● AIM
Drop every picture. Then return, exactly, the lines from the beginning of the listing below through the one containing "ax.text(xi, v +".

● RAW DATA
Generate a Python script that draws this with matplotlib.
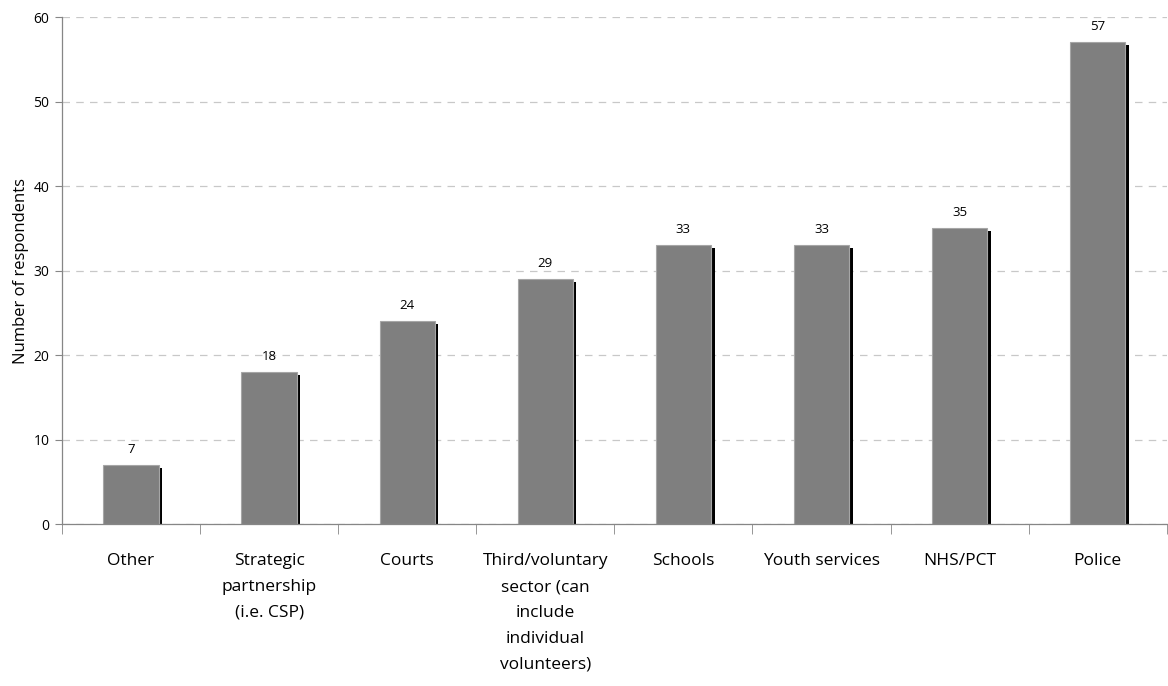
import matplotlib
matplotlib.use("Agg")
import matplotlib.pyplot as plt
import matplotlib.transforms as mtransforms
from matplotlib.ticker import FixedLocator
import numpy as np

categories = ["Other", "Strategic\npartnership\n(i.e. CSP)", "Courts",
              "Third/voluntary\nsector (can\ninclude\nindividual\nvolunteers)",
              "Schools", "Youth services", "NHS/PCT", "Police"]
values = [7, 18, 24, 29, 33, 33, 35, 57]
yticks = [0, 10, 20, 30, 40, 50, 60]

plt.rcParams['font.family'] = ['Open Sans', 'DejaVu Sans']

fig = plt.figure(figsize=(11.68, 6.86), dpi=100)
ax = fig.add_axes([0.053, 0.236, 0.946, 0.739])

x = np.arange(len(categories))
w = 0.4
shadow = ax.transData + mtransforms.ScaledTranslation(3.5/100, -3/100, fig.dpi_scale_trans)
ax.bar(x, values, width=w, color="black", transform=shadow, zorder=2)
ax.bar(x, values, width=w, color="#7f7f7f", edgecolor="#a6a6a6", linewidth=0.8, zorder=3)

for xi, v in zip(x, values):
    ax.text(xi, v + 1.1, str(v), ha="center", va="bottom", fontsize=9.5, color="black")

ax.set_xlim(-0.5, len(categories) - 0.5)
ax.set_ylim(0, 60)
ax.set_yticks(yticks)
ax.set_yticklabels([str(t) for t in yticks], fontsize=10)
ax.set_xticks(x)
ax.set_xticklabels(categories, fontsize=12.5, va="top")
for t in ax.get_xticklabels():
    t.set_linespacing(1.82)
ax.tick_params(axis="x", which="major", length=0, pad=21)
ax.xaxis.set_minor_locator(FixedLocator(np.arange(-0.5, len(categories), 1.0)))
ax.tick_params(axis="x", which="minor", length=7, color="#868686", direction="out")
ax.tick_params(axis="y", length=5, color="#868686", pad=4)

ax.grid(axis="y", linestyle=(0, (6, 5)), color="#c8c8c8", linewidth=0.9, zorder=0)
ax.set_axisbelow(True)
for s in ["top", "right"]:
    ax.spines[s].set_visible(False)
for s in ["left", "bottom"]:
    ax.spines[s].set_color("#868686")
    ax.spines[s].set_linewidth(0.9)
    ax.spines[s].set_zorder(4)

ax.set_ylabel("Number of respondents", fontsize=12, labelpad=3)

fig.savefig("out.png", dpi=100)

● FINISHED EXERCISE
Generate a Python script that draws this with matplotlib.
import matplotlib
matplotlib.use("Agg")
import matplotlib.pyplot as plt
import matplotlib.transforms as mtransforms
from matplotlib.ticker import FixedLocator
import numpy as np

categories = ["Other", "Strategic\npartnership\n(i.e. CSP)", "Courts",
              "Third/voluntary\nsector (can\ninclude\nindividual\nvolunteers)",
              "Schools", "Youth services", "NHS/PCT", "Police"]
values = [7, 18, 24, 29, 33, 33, 35, 57]
yticks = [0, 10, 20, 30, 40, 50, 60]

plt.rcParams['font.family'] = ['Open Sans', 'DejaVu Sans']

fig = plt.figure(figsize=(11.68, 6.86), dpi=100)
ax = fig.add_axes([0.053, 0.236, 0.946, 0.739])

x = np.arange(len(categories))
w = 0.4
shadow = ax.transData + mtransforms.ScaledTranslation(3.5/100, -3/100, fig.dpi_scale_trans)
ax.bar(x, values, width=w, color="black", transform=shadow, zorder=2)
ax.bar(x, values, width=w, color="#7f7f7f", edgecolor="#a6a6a6", linewidth=0.8, zorder=3)

for xi, v in zip(x, values):
    ax.text(xi, v + 1.1, str(v), ha="center", va="bottom", fontsize=9.5, color="black")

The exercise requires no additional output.